Samuel Becket

  • Notfilm (2015)

    Notfilm (2015)

    (On Cable TV, July 2015) Came for Buster Keaton, stayed for Samuel Becket and drifted off thanks to director Ross Lipman. I’m always amazed at the amount of stuff I don’t know, and the link between noted author/playwright Samuel Becket (of “Waiting for Godot” fame) and comedian Buster Keaton was a missing link in my overall culture. What everyone should know before seeing Notfilm is that back in 1965, Samuel Becket somehow managed to convince a bunch of people to make a short 20 minutes experimental film called, well, Film.
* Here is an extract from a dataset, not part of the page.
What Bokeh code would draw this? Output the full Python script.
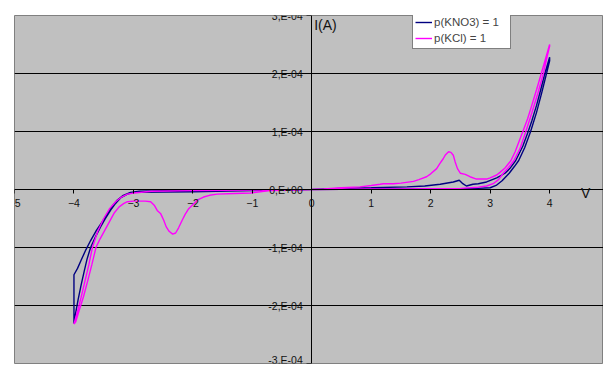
import numpy as np
from bokeh.plotting import figure
from bokeh.models import Range1d, FixedTicker, Label, Legend, LegendItem
from bokeh.embed import file_html
from bokeh.resources import INLINE

# ---- data (current in units of 1E-4 A) ----
x_ticks = [-5, -4, -3, -2, -1, 0, 1, 2, 3, 4]
y_ticks = [-3e-4, -2e-4, -1e-4, 0.0, 1e-4, 2e-4, 3e-4]
y_tick_labels = ["-3,E-04", "-2,E-04", "-1,E-04", "0,E+00", "1,E-04", "2,E-04", "3,E-04"]
grid_ticks = [-2e-4, -1e-4, 1e-4, 2e-4]

series_names = ["p(KNO3) = 1", "p(KCl) = 1"]

kno3_v = [0, 0.5, 1.0, 1.5, 2.0, 2.5, 2.8, 3.0, 3.1, 3.2, 3.32, 3.41, 3.48, 3.58, 3.68, 3.78, 3.87, 3.96, 4.0,
          4.0, 3.92, 3.85, 3.78, 3.7, 3.64, 3.55, 3.43, 3.33, 3.25, 3.11, 2.94, 2.8, 2.71, 2.6, 2.54,
          2.48, 2.38, 2.16, 1.9, 1.6, 1.0, 0.5, 0,
          -0.5, -1.0, -2.0, -2.5, -2.99, -3.1, -3.21, -3.3, -3.38, -3.47, -3.55, -3.63, -3.72, -3.78,
          -3.83, -3.88, -3.93, -3.97, -4.0,
          -4.0, -3.94, -3.88, -3.80, -3.72, -3.62, -3.52, -3.44, -3.35, -3.27, -3.17, -3.05, -2.9,
          -2.5, -1.5, 0]
kno3_i = [0, 0.005, 0.008, 0.01, 0.01, 0.015, 0.02, 0.03, 0.07, 0.15, 0.28, 0.4, 0.5, 0.72, 1.0, 1.33, 1.68, 2.05, 2.22,
          2.28, 2.0, 1.72, 1.45, 1.18, 1.0, 0.75, 0.5, 0.36, 0.28, 0.2, 0.13, 0.1, 0.09, 0.06, 0.1,
          0.16, 0.13, 0.09, 0.06, 0.045, 0.03, 0.02, 0,
          -0.01, -0.02, -0.04, -0.045, -0.05, -0.08, -0.14, -0.24, -0.35, -0.5, -0.64, -0.8, -1.0, -1.2,
          -1.42, -1.65, -1.9, -2.12, -2.31,
          -1.47, -1.36, -1.22, -1.04, -0.88, -0.7, -0.55, -0.42, -0.28, -0.18, -0.1, -0.05, -0.03,
          -0.02, -0.01, 0]

kcl_v = [0, 0.5, 1.0, 1.5, 2.0, 2.5, 2.8, 2.94, 3.05, 3.14, 3.22, 3.31, 3.40, 3.5, 3.6, 3.7,
         3.8, 3.9, 3.96, 4.0,
         4.0, 3.93, 3.86, 3.78, 3.7, 3.63, 3.55, 3.49, 3.42, 3.35, 3.25, 3.17, 3.11, 3.0, 2.94, 2.77,
         2.66, 2.58, 2.5, 2.45, 2.41, 2.38, 2.34, 2.30, 2.25, 2.21, 2.15, 2.10, 2.0, 1.93, 1.8, 1.71,
         1.5, 1.37, 1.2, 1.15, 1.0, 0.81, 0.5, 0.2, 0,
         -0.3, -0.7, -1.03, -1.3, -1.59, -1.72, -1.82, -1.92, -1.98, -2.07, -2.13, -2.18, -2.24,
         -2.29, -2.34, -2.4, -2.45, -2.49, -2.54, -2.6, -2.65, -2.71, -2.8, -3.0, -3.1, -3.16, -3.24,
         -3.32, -3.40, -3.48, -3.56, -3.63, -3.7, -3.77, -3.84, -3.91, -3.97, -4.0,
         -3.94, -3.88, -3.82, -3.75, -3.69, -3.6, -3.5, -3.4, -3.3, -3.2, -3.1, -2.99, -2.7, -2.0,
         -1.0, 0]
kcl_i = [0, 0.005, 0.01, 0.01, 0.015, 0.02, 0.04, 0.06, 0.1, 0.17, 0.28, 0.38, 0.5, 0.7, 1.0, 1.32,
         1.65, 2.02, 2.3, 2.47,
         2.5, 2.25, 2.0, 1.72, 1.45, 1.22, 1.0, 0.84, 0.65, 0.5, 0.37, 0.3, 0.25, 0.2, 0.18, 0.18,
         0.22, 0.26, 0.28, 0.36, 0.48, 0.59, 0.64, 0.65, 0.6, 0.53, 0.44, 0.36, 0.27, 0.22, 0.17, 0.14,
         0.11, 0.10, 0.10, 0.09, 0.07, 0.045, 0.03, 0.01, 0,
         -0.01, -0.02, -0.06, -0.07, -0.08, -0.1, -0.13, -0.18, -0.24, -0.33, -0.43, -0.53, -0.66,
         -0.75, -0.77, -0.72, -0.64, -0.53, -0.42, -0.36, -0.27, -0.21, -0.2, -0.2, -0.21, -0.24, -0.3,
         -0.4, -0.55, -0.7, -0.85, -1.0, -1.3, -1.58, -1.85, -2.08, -2.28, -2.32,
         -2.1, -1.86, -1.6, -1.3, -1.0, -0.72, -0.5, -0.33, -0.21, -0.13, -0.08, -0.06, -0.03, -0.02,
         -0.01, 0]

UNIT = 1e-4  # current values above are in 1E-4 A

FONT = "Liberation Sans"

p = figure(width=603, height=365,
           x_range=Range1d(-5, 4.906), y_range=Range1d(-3e-4, 3e-4),
           output_backend="svg", toolbar_location=None,
           min_border_left=14, min_border_top=15, min_border_right=0, min_border_bottom=2,
           background_fill_color="#C0C0C0", border_fill_color="white",
           outline_line_color="#808080", outline_line_width=1)

r1 = p.line(kno3_v, np.array(kno3_i) * UNIT, line_color="#000080", line_width=1.4)
r2 = p.line(kcl_v, np.array(kcl_i) * UNIT, line_color="#FF00FF", line_width=1.4)

# axes crossing at origin
for ax in (p.xaxis[0], p.yaxis[0]):
    ax.fixed_location = 0
    ax.axis_line_color = "black"
    ax.major_tick_line_color = "black"
    ax.minor_tick_line_color = None
    ax.major_tick_in = 0
    ax.major_label_text_font = FONT
    ax.major_label_text_font_size = "10.5px"
    ax.major_label_text_color = "#111111"

p.xaxis[0].ticker = FixedTicker(ticks=x_ticks)
p.xaxis[0].major_tick_out = 4
p.xaxis[0].major_label_standoff = 5

p.yaxis[0].ticker = FixedTicker(ticks=y_ticks)
p.yaxis[0].major_label_overrides = {t: s for t, s in zip(y_ticks, y_tick_labels)}
p.yaxis[0].major_tick_out = 5
p.yaxis[0].major_label_standoff = 4

p.xgrid.visible = False
p.ygrid.ticker = FixedTicker(ticks=grid_ticks)
p.ygrid.grid_line_color = "black"
p.ygrid.grid_line_width = 1

p.add_layout(Label(x=0.04, y=2.828e-4, text="I(A)", text_font=FONT,
                   text_font_size="14px", text_color="#111111", text_baseline="alphabetic"))
p.add_layout(Label(x=4.606, y=-0.064e-4, text="V", text_font=FONT,
                   text_font_size="14px", text_color="#111111", text_align="center",
                   text_baseline="alphabetic"))

legend = Legend(items=[LegendItem(label=series_names[0], renderers=[r1]),
                       LegendItem(label=series_names[1], renderers=[r2])],
                location=(398, 314), orientation="vertical",
                label_text_font=FONT, label_text_font_size="11.5px",
                glyph_width=17, glyph_height=16, label_height=16, label_width=74,
                label_standoff=2, spacing=0, padding=2, margin=0,
                border_line_color="black", border_line_width=1,
                background_fill_color="white", background_fill_alpha=1.0)
p.add_layout(legend)

open("out.html", "w").write(file_html(p, INLINE))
It starred Buster Keaton and was received like most experimental films—people called it interesting and/or incomprehensible. Forty years later, a filmmaker working on the restoration of Film got the idea of producing an accompanying making-of/retrospective feature called, ahem, Notfilm. The project grew and grew as Lipman interviewed the producers of the film and as many people he could find that had something to say about it. He found very rare audio footage of Becket (who famously disliked being recorded), uncovered intriguing contradictions coming from Becket, and started exploring the multiple facets connected to that summer 1965 shoot in Manhattan. By the time we realize that the cinematographer of Film is the brother of the filmmaker behind 1929’s classic Man with a Movie Camera, and that a teenage Leonard Maltin showed up on set to meet Keaton for the first time, we’re far past the point of wonderment. Becket being from the literary/theatrical world, we have an opportunity to talk about Grove Press and theatre in addition to film. Such an expansive approach to a topic means that Notfilm is often unwieldy. It’s certainly not focused (some information is repeated a few times; the introduction does not introduce Film properly yet spoils much of Notfilm’s later impact), and it’s inconsistently interesting—I was enthralled by matters about Buster Keaton, for instance, but not that interested in explorations of Becket’s oeuvre. My interest varied quite a bit, but at the end I had the impression of having been exposed to a hurricane of trivia, some of it uninteresting but others absolutely fascinating. It’s also refreshing in how it keeps blasting ideas at the viewer and daring them to keep up.